(Records)
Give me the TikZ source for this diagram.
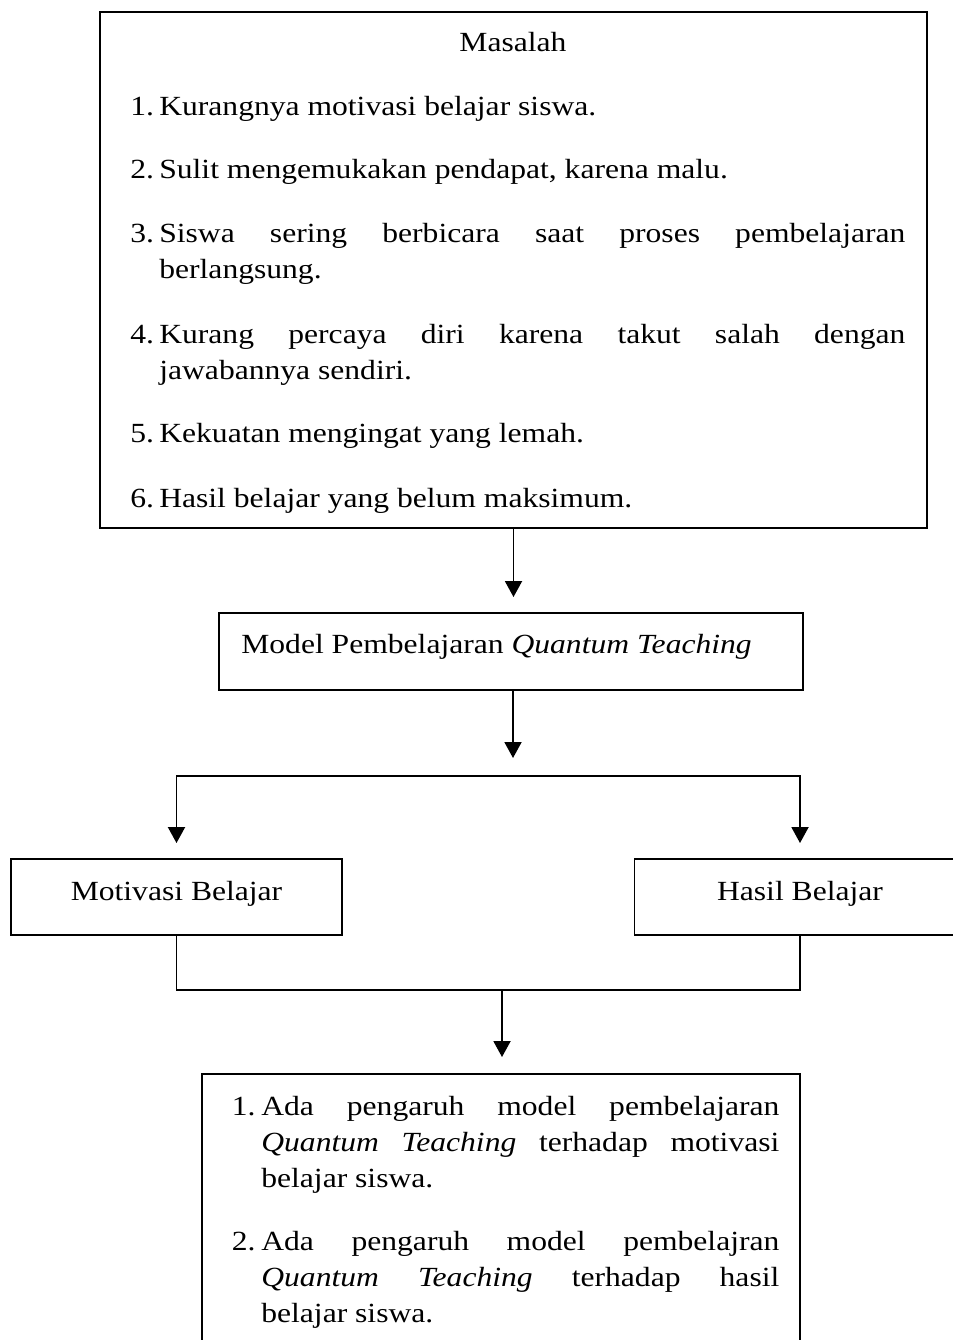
\documentclass[tikz,border=0pt]{standalone}
\usepackage{fontspec}
\setmainfont[FakeStretch=1.14]{Liberation Serif}
\usetikzlibrary{arrows.meta,positioning}
\newcommand\bodysize{\fontsize{15.77}{20.5}\selectfont}
\newcommand\itementry[3]{\hangindent=#1\hangafter=1\noindent\makebox[#1][l]{#2}\strut#3\par}
\hyphenpenalty=10000
\tolerance=9999
\tikzset{
  >={Triangle[length=3.2mm,width=3.4mm]},
  frame/.style={draw,line width=1.1pt,inner sep=0pt},
  txt/.style={inner sep=0pt,font=\bodysize},
  item/.style={txt,anchor=north west,text width=#1,align=justify},
  flow/.style={->,line width=1.1pt},
  link/.style={line width=1.1pt},
}
\begin{document}
\begin{tikzpicture}[x=0.2mm,y=-0.2mm]
  \useasboundingbox (0,0) rectangle (953,1340);
  % boxes
  \node[frame,minimum width=165.4mm,minimum height=103.2mm] (masalah) at (513.5,270) {};
  \node[frame,minimum width=116.8mm,minimum height=15.4mm] (model) at (511,651.5) {};
  \node[frame,minimum width=66.2mm,minimum height=15.2mm] (motivasi) at (176.5,897) {};
  \node[frame,minimum width=66.2mm,minimum height=15.2mm] (hasil) at (800,897) {};
  \node[frame,minimum width=119.6mm,minimum height=57.2mm] (hipotesis) at (501,1217) {};
  % texts
  \node[txt,anchor=base] (masalah title) at (513,52) {Masalah};
  \node[item=155mm] (m1) at (130,89.7) {\itementry{5.8mm}{1.}{Kurangnya motivasi belajar siswa.}};
  \node[item=155mm] (m2) at (130,152.7) {\itementry{5.8mm}{2.}{Sulit mengemukakan pendapat, karena malu.}};
  \node[item=155mm] (m3) at (130,216.7) {\itementry{5.8mm}{3.}{Siswa sering berbicara saat proses pembelajaran\linebreak berlangsung.}};
  \node[item=155mm] (m4) at (130,317.7) {\itementry{5.8mm}{4.}{Kurang percaya diri karena takut salah dengan\linebreak jawabannya sendiri.}};
  \node[item=155mm] (m5) at (130,416.7) {\itementry{5.8mm}{5.}{Kekuatan mengingat yang lemah.}};
  \node[item=155mm] (m6) at (130,481.7) {\itementry{5.8mm}{6.}{Hasil belajar yang belum maksimum.}};
  \node[txt,anchor=base west] (model text) at (241,653) {Model Pembelajaran \textit{Quantum Teaching}};
  \node[txt,anchor=base] (motivasi text) at (176.5,900) {Motivasi Belajar};
  \node[txt,anchor=base] (hasil text) at (800,900) {Hasil Belajar};
  \node[item=109.5mm] (h1) at (231.5,1089.7) {\itementry{5.9mm}{1.}{Ada pengaruh model pembelajaran\linebreak \textit{Quantum Teaching} terhadap motivasi\linebreak belajar siswa.}};
  \node[item=109.5mm] (h2) at (231.5,1224.7) {\itementry{5.9mm}{2.}{Ada pengaruh model pembelajran\linebreak \textit{Quantum Teaching} terhadap hasil\linebreak belajar siswa.}};
  % connectors
  \coordinate (split) at (513,776);
  \coordinate (join) at (502,990);
  \draw[flow,shorten >=3mm] (masalah.south) -- (masalah.south |- model.north);
  \draw[flow,shorten >=3.6mm] (model.south -| split) -- (split);
  \draw[flow,<->,shorten <=3mm,shorten >=3mm] (motivasi.north) |- (split) -| (hasil.north);
  \draw[link] (motivasi.south) |- (join) -| (hasil.south);
  \draw[flow,shorten >=3.2mm] (join) -- (join |- hipotesis.north);
\end{tikzpicture}
\end{document}
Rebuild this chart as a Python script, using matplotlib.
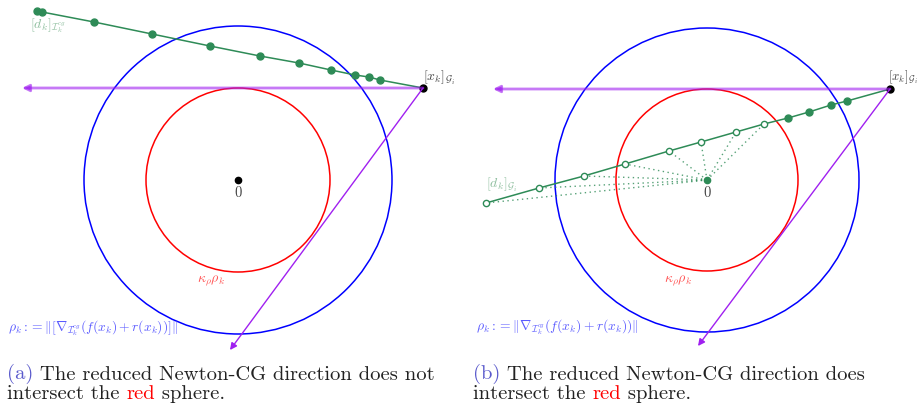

The task. Reproduce the records verbatim, omitting all images they contain.

Output of the exercise.
Give me the TikZ source for this diagram.
\documentclass[tikz,border=0pt]{standalone}
\usepackage{fontspec}
\setmainfont[FakeStretch=1.14]{Liberation Serif}
\usetikzlibrary{arrows.meta,positioning}
\newcommand\bodysize{\fontsize{15.77}{20.5}\selectfont}
\newcommand\itementry[3]{\hangindent=#1\hangafter=1\noindent\makebox[#1][l]{#2}\strut#3\par}
\hyphenpenalty=10000
\tolerance=9999
\tikzset{
  >={Triangle[length=3.2mm,width=3.4mm]},
  frame/.style={draw,line width=1.1pt,inner sep=0pt},
  txt/.style={inner sep=0pt,font=\bodysize},
  item/.style={txt,anchor=north west,text width=#1,align=justify},
  flow/.style={->,line width=1.1pt},
  link/.style={line width=1.1pt},
}
\begin{document}
\begin{tikzpicture}[x=0.2mm,y=-0.2mm]
  \useasboundingbox (0,0) rectangle (953,1340);
  % boxes
  \node[frame,minimum width=165.4mm,minimum height=103.2mm] (masalah) at (513.5,270) {};
  \node[frame,minimum width=116.8mm,minimum height=15.4mm] (model) at (511,651.5) {};
  \node[frame,minimum width=66.2mm,minimum height=15.2mm] (motivasi) at (176.5,897) {};
  \node[frame,minimum width=66.2mm,minimum height=15.2mm] (hasil) at (800,897) {};
  \node[frame,minimum width=119.6mm,minimum height=57.2mm] (hipotesis) at (501,1217) {};
  % texts
  \node[txt,anchor=base] (masalah title) at (513,52) {Masalah};
  \node[item=155mm] (m1) at (130,89.7) {\itementry{5.8mm}{1.}{Kurangnya motivasi belajar siswa.}};
  \node[item=155mm] (m2) at (130,152.7) {\itementry{5.8mm}{2.}{Sulit mengemukakan pendapat, karena malu.}};
  \node[item=155mm] (m3) at (130,216.7) {\itementry{5.8mm}{3.}{Siswa sering berbicara saat proses pembelajaran\linebreak berlangsung.}};
  \node[item=155mm] (m4) at (130,317.7) {\itementry{5.8mm}{4.}{Kurang percaya diri karena takut salah dengan\linebreak jawabannya sendiri.}};
  \node[item=155mm] (m5) at (130,416.7) {\itementry{5.8mm}{5.}{Kekuatan mengingat yang lemah.}};
  \node[item=155mm] (m6) at (130,481.7) {\itementry{5.8mm}{6.}{Hasil belajar yang belum maksimum.}};
  \node[txt,anchor=base west] (model text) at (241,653) {Model Pembelajaran \textit{Quantum Teaching}};
  \node[txt,anchor=base] (motivasi text) at (176.5,900) {Motivasi Belajar};
  \node[txt,anchor=base] (hasil text) at (800,900) {Hasil Belajar};
  \node[item=109.5mm] (h1) at (231.5,1089.7) {\itementry{5.9mm}{1.}{Ada pengaruh model pembelajaran\linebreak \textit{Quantum Teaching} terhadap motivasi\linebreak belajar siswa.}};
  \node[item=109.5mm] (h2) at (231.5,1224.7) {\itementry{5.9mm}{2.}{Ada pengaruh model pembelajran\linebreak \textit{Quantum Teaching} terhadap hasil\linebreak belajar siswa.}};
  % connectors
  \coordinate (split) at (513,776);
  \coordinate (join) at (502,990);
  \draw[flow,shorten >=3mm] (masalah.south) -- (masalah.south |- model.north);
  \draw[flow,shorten >=3.6mm] (model.south -| split) -- (split);
  \draw[flow,<->,shorten <=3mm,shorten >=3mm] (motivasi.north) |- (split) -| (hasil.north);
  \draw[link] (motivasi.south) |- (join) -| (hasil.south);
  \draw[flow,shorten >=3.2mm] (join) -- (join |- hipotesis.north);
\end{tikzpicture}
\end{document}
Rebuild this chart as a Python script, using matplotlib.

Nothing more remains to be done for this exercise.